Each line of the listing must be transcribed exactly, except for the images, which should be excluded.

**** RAW DATA

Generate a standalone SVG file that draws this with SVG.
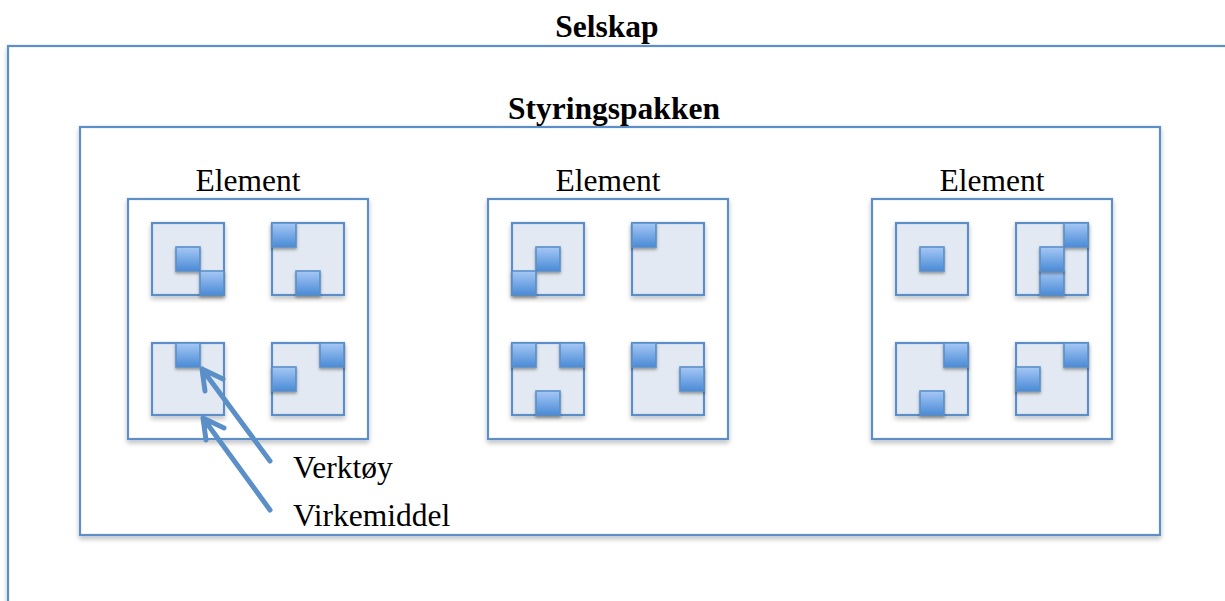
<svg xmlns="http://www.w3.org/2000/svg" width="1225" height="601" viewBox="0 0 1225 601">
<style>
.frame{fill:#ffffff;stroke:#5b8fc8;stroke-width:2.2;filter:url(#sh)}
.inner{fill:#e3e9f2;stroke:#5b8fc8;stroke-width:2.2;filter:url(#sh)}
.tool{fill:url(#g);stroke:#5b8fc8;stroke-width:1.6;filter:url(#sh2)}
.bold{font-family:"Liberation Serif","Times New Roman",serif;font-weight:bold;font-size:31.5px;fill:#000;text-anchor:middle}
.reg{font-family:"Liberation Serif","Times New Roman",serif;font-size:31.5px;fill:#000}
.arr{fill:none;stroke:#5b8fc8;stroke-width:5;stroke-linecap:round;stroke-linejoin:round}
</style>
<defs>
<linearGradient id="g" x1="0" y1="0" x2="0" y2="1">
<stop offset="0" stop-color="#a6c8f5"/>
<stop offset="1" stop-color="#4a8bd6"/>
</linearGradient>
<filter id="sh" x="-10%" y="-10%" width="120%" height="120%">
<feDropShadow dx="0" dy="3" stdDeviation="2.5" flood-color="#000" flood-opacity="0.25"/>
</filter>
<filter id="sh2" x="-30%" y="-30%" width="160%" height="160%">
<feDropShadow dx="0" dy="2" stdDeviation="1.5" flood-color="#000" flood-opacity="0.35"/>
</filter>
</defs>
<rect width="1225" height="601" fill="#fff"/>
<g id="selskap">
<rect class="frame" x="8" y="46" width="1240" height="580"/>
<text class="bold" x="607" y="37">Selskap</text>
</g>
<g id="styringspakken">
<rect class="frame" x="80" y="127" width="1080" height="408"/>
<text class="bold" x="614" y="119">Styringspakken</text>
</g>
<g id="element1">
<text class="reg" x="248" y="191" text-anchor="middle">Element</text>
<rect class="frame" x="128" y="199" width="240" height="240"/>
<rect class="inner" x="152" y="223" width="72" height="72"/>
<rect class="tool" x="176" y="247" width="24" height="24"/>
<rect class="tool" x="200" y="271" width="24" height="24"/>
<rect class="inner" x="272" y="223" width="72" height="72"/>
<rect class="tool" x="272" y="223" width="24" height="24"/>
<rect class="tool" x="296" y="271" width="24" height="24"/>
<rect class="inner" x="152" y="343" width="72" height="72"/>
<rect class="tool" x="176" y="343" width="24" height="24"/>
<rect class="inner" x="272" y="343" width="72" height="72"/>
<rect class="tool" x="320" y="343" width="24" height="24"/>
<rect class="tool" x="272" y="367" width="24" height="24"/>
</g>
<g id="element2">
<text class="reg" x="608" y="191" text-anchor="middle">Element</text>
<rect class="frame" x="488" y="199" width="240" height="240"/>
<rect class="inner" x="512" y="223" width="72" height="72"/>
<rect class="tool" x="536" y="247" width="24" height="24"/>
<rect class="tool" x="512" y="271" width="24" height="24"/>
<rect class="inner" x="632" y="223" width="72" height="72"/>
<rect class="tool" x="632" y="223" width="24" height="24"/>
<rect class="inner" x="512" y="343" width="72" height="72"/>
<rect class="tool" x="512" y="343" width="24" height="24"/>
<rect class="tool" x="560" y="343" width="24" height="24"/>
<rect class="tool" x="536" y="391" width="24" height="24"/>
<rect class="inner" x="632" y="343" width="72" height="72"/>
<rect class="tool" x="632" y="343" width="24" height="24"/>
<rect class="tool" x="680" y="367" width="24" height="24"/>
</g>
<g id="element3">
<text class="reg" x="992" y="191" text-anchor="middle">Element</text>
<rect class="frame" x="872" y="199" width="240" height="240"/>
<rect class="inner" x="896" y="223" width="72" height="72"/>
<rect class="tool" x="920" y="247" width="24" height="24"/>
<rect class="inner" x="1016" y="223" width="72" height="72"/>
<rect class="tool" x="1064" y="223" width="24" height="24"/>
<rect class="tool" x="1040" y="271" width="24" height="24"/>
<rect class="tool" x="1040" y="247" width="24" height="24"/>
<rect class="inner" x="896" y="343" width="72" height="72"/>
<rect class="tool" x="944" y="343" width="24" height="24"/>
<rect class="tool" x="920" y="391" width="24" height="24"/>
<rect class="inner" x="1016" y="343" width="72" height="72"/>
<rect class="tool" x="1064" y="343" width="24" height="24"/>
<rect class="tool" x="1016" y="367" width="24" height="24"/>
</g>
<g id="connectors">
<path class="arr" d="M270 461 L202 369 M223 379 L202 369 L205 391"/>
<path class="arr" d="M270 510 L203 418 M224 428 L203 418 L206 440"/>
</g>
<g id="labels">
<text class="reg" x="293" y="478">Verktøy</text>
<text class="reg" x="293" y="526">Virkemiddel</text>
</g>
</svg>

********

- RIGHT ANSWER
Generate a standalone SVG file that draws this with SVG.
<svg xmlns="http://www.w3.org/2000/svg" width="1225" height="601" viewBox="0 0 1225 601">
<style>
.frame{fill:#ffffff;stroke:#5b8fc8;stroke-width:2.2;filter:url(#sh)}
.inner{fill:#e3e9f2;stroke:#5b8fc8;stroke-width:2.2;filter:url(#sh)}
.tool{fill:url(#g);stroke:#5b8fc8;stroke-width:1.6;filter:url(#sh2)}
.bold{font-family:"Liberation Serif","Times New Roman",serif;font-weight:bold;font-size:31.5px;fill:#000;text-anchor:middle}
.reg{font-family:"Liberation Serif","Times New Roman",serif;font-size:31.5px;fill:#000}
.arr{fill:none;stroke:#5b8fc8;stroke-width:5;stroke-linecap:round;stroke-linejoin:round}
</style>
<defs>
<linearGradient id="g" x1="0" y1="0" x2="0" y2="1">
<stop offset="0" stop-color="#a6c8f5"/>
<stop offset="1" stop-color="#4a8bd6"/>
</linearGradient>
<filter id="sh" x="-10%" y="-10%" width="120%" height="120%">
<feDropShadow dx="0" dy="3" stdDeviation="2.5" flood-color="#000" flood-opacity="0.25"/>
</filter>
<filter id="sh2" x="-30%" y="-30%" width="160%" height="160%">
<feDropShadow dx="0" dy="2" stdDeviation="1.5" flood-color="#000" flood-opacity="0.35"/>
</filter>
</defs>
<rect width="1225" height="601" fill="#fff"/>
<g id="selskap">
<rect class="frame" x="8" y="46" width="1240" height="580"/>
<text class="bold" x="607" y="37">Selskap</text>
</g>
<g id="styringspakken">
<rect class="frame" x="80" y="127" width="1080" height="408"/>
<text class="bold" x="614" y="119">Styringspakken</text>
</g>
<g id="element1">
<text class="reg" x="248" y="191" text-anchor="middle">Element</text>
<rect class="frame" x="128" y="199" width="240" height="240"/>
<rect class="inner" x="152" y="223" width="72" height="72"/>
<rect class="tool" x="176" y="247" width="24" height="24"/>
<rect class="tool" x="200" y="271" width="24" height="24"/>
<rect class="inner" x="272" y="223" width="72" height="72"/>
<rect class="tool" x="272" y="223" width="24" height="24"/>
<rect class="tool" x="296" y="271" width="24" height="24"/>
<rect class="inner" x="152" y="343" width="72" height="72"/>
<rect class="tool" x="176" y="343" width="24" height="24"/>
<rect class="inner" x="272" y="343" width="72" height="72"/>
<rect class="tool" x="320" y="343" width="24" height="24"/>
<rect class="tool" x="272" y="367" width="24" height="24"/>
</g>
<g id="element2">
<text class="reg" x="608" y="191" text-anchor="middle">Element</text>
<rect class="frame" x="488" y="199" width="240" height="240"/>
<rect class="inner" x="512" y="223" width="72" height="72"/>
<rect class="tool" x="536" y="247" width="24" height="24"/>
<rect class="tool" x="512" y="271" width="24" height="24"/>
<rect class="inner" x="632" y="223" width="72" height="72"/>
<rect class="tool" x="632" y="223" width="24" height="24"/>
<rect class="inner" x="512" y="343" width="72" height="72"/>
<rect class="tool" x="512" y="343" width="24" height="24"/>
<rect class="tool" x="560" y="343" width="24" height="24"/>
<rect class="tool" x="536" y="391" width="24" height="24"/>
<rect class="inner" x="632" y="343" width="72" height="72"/>
<rect class="tool" x="632" y="343" width="24" height="24"/>
<rect class="tool" x="680" y="367" width="24" height="24"/>
</g>
<g id="element3">
<text class="reg" x="992" y="191" text-anchor="middle">Element</text>
<rect class="frame" x="872" y="199" width="240" height="240"/>
<rect class="inner" x="896" y="223" width="72" height="72"/>
<rect class="tool" x="920" y="247" width="24" height="24"/>
<rect class="inner" x="1016" y="223" width="72" height="72"/>
<rect class="tool" x="1064" y="223" width="24" height="24"/>
<rect class="tool" x="1040" y="271" width="24" height="24"/>
<rect class="tool" x="1040" y="247" width="24" height="24"/>
<rect class="inner" x="896" y="343" width="72" height="72"/>
<rect class="tool" x="944" y="343" width="24" height="24"/>
<rect class="tool" x="920" y="391" width="24" height="24"/>
<rect class="inner" x="1016" y="343" width="72" height="72"/>
<rect class="tool" x="1064" y="343" width="24" height="24"/>
<rect class="tool" x="1016" y="367" width="24" height="24"/>
</g>
<g id="connectors">
<path class="arr" d="M270 461 L202 369 M223 379 L202 369 L205 391"/>
<path class="arr" d="M270 510 L203 418 M224 428 L203 418 L206 440"/>
</g>
<g id="labels">
<text class="reg" x="293" y="478">Verktøy</text>
<text class="reg" x="293" y="526">Virkemiddel</text>
</g>
</svg>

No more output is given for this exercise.